Trinity Western University

Course Descriptions

History, Graduate Courses

    • HIST 503 Engendered History (3 sem. hrs.)

      Examines specific topics in the history of gender throughout the period known loosely as the modern world and is designed to clarify the process through which ideas of gender evolved and the ways in which masculinity and femininity have been constructed and experienced in a global context. Also examines group interactions across lines of race, class, ethnicity, region, and religion and the influence of groups striving to assert their own identities on ideas of gender.

    • HIST 504 Late Medieval Europe (3 sem. hrs.)

      An inquiry into a period of Europe's past in which beliefs, attitudes and institutions, moulded in the previous centuries, were consolidated into shapes that mark modern European (and North American) culture. The outlines of the modern state and of the modern family are examined. It is also an examination of late medieval civilization for indications of decline and rebirth. The course looks for signs of struggle between forces of tradition and of innovation, and between idealism and material or corporeal realities.

    • HIST 506 War, Peace, and Society (3 sem. hrs.)

      Surveys the changing nature of and approaches to war and its effect on society from the Middle Ages to the present including an examination of various visions and proposals for peace. Includes an assessment of relatively recent armed conflict in Africa, Central Europe, and the Middle East, exploring the causes of contemporary conflict and some of its distinctive characteristics. Also evaluates the effectiveness of various strategies for preventing, abating, and terminating current forms of conflict. Some of the questions discussed are: Why do states go to war? How do they create a lasting peace? What role does morality play in foreign policy? What is our obligation to just peace or just war?

    • HIST 508 Reformation Europe (3 sem. hrs.)

      Examines the nature of religious reform in the 16th century. Religious ideas are the starting point for an examination of economic conditions, the existing social structure, the family, and the state. Examines how ideas were communicated to and received by the common people. It also examines displays of intolerance and tolerance, coercion and power, and relations between government and society and between women and men.

    • HIST 509 Early Modern Europe: 1600-1789 (3 sem. hrs.)

      An examination of developments and events from 1600 to 1800 including religious wars, the witch craze, growth of absolutism and political rights, enlightened despots, movements within the church and the culture of the enlightenment. In addition, wealth and poverty, social hierarchies, popular customs and culture, marriage, the family, and gender are examined.

    • HIST 510 History in Practice (3 sem. hrs.)

      An analysis of the practice of history in the public sphere including the ways in which communities, regions, nations, and others entities collect, manage, create, present, and understand their histories and stories. How forms of historical consciousness show themselves in archives, museums, films, monuments, anniversaries, government policies, genealogy, etc. Practical application of historical skills and tools through communication with public historians, visits to local historic sites, and relevant assignments and experiential learning. Students gain valuable experiences and knowledge related to a variety of areas where public history is practised and are exposed to career opportunities in history.

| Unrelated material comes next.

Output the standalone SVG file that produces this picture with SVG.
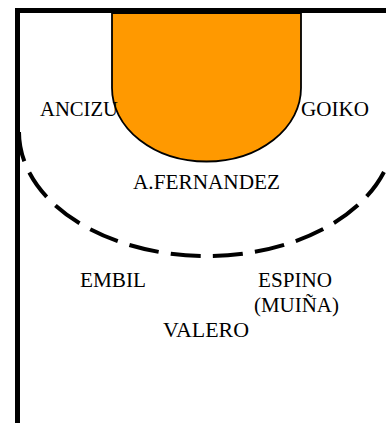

    • HIST 515 History of Science and Religion from Copernicus to Creation Science (3 sem. hrs.)

      Examines the engagement of science and religion in western culture over the past five centuries. In 1896, Andrew Dickson White published his famous History of the Warfare of Science with Theology in Christendom, a work that helped establish the belief that science and religion were irreconcilable domains. This course examines the validity of that claim from the Copernican revolution in the 16th century to the rise of the modern Creation Science movement, and aims to place the relationship between science and faith in a mature historical, scientific and theological context.

    • HIST 521 Family, Gender, and Power (3 sem. hrs.)

      Examines the historical development of the family beginning with the ancient world up to 1600. A central inquiry is the formation of families and households, as well as the impact of religion on gender and family roles. The course also explores the use of power and coercion in the organization of family and includes an inquiry into contemporary gender theory but concentrates on the lives and ideas of actual persons insofar as the historical record reveals them.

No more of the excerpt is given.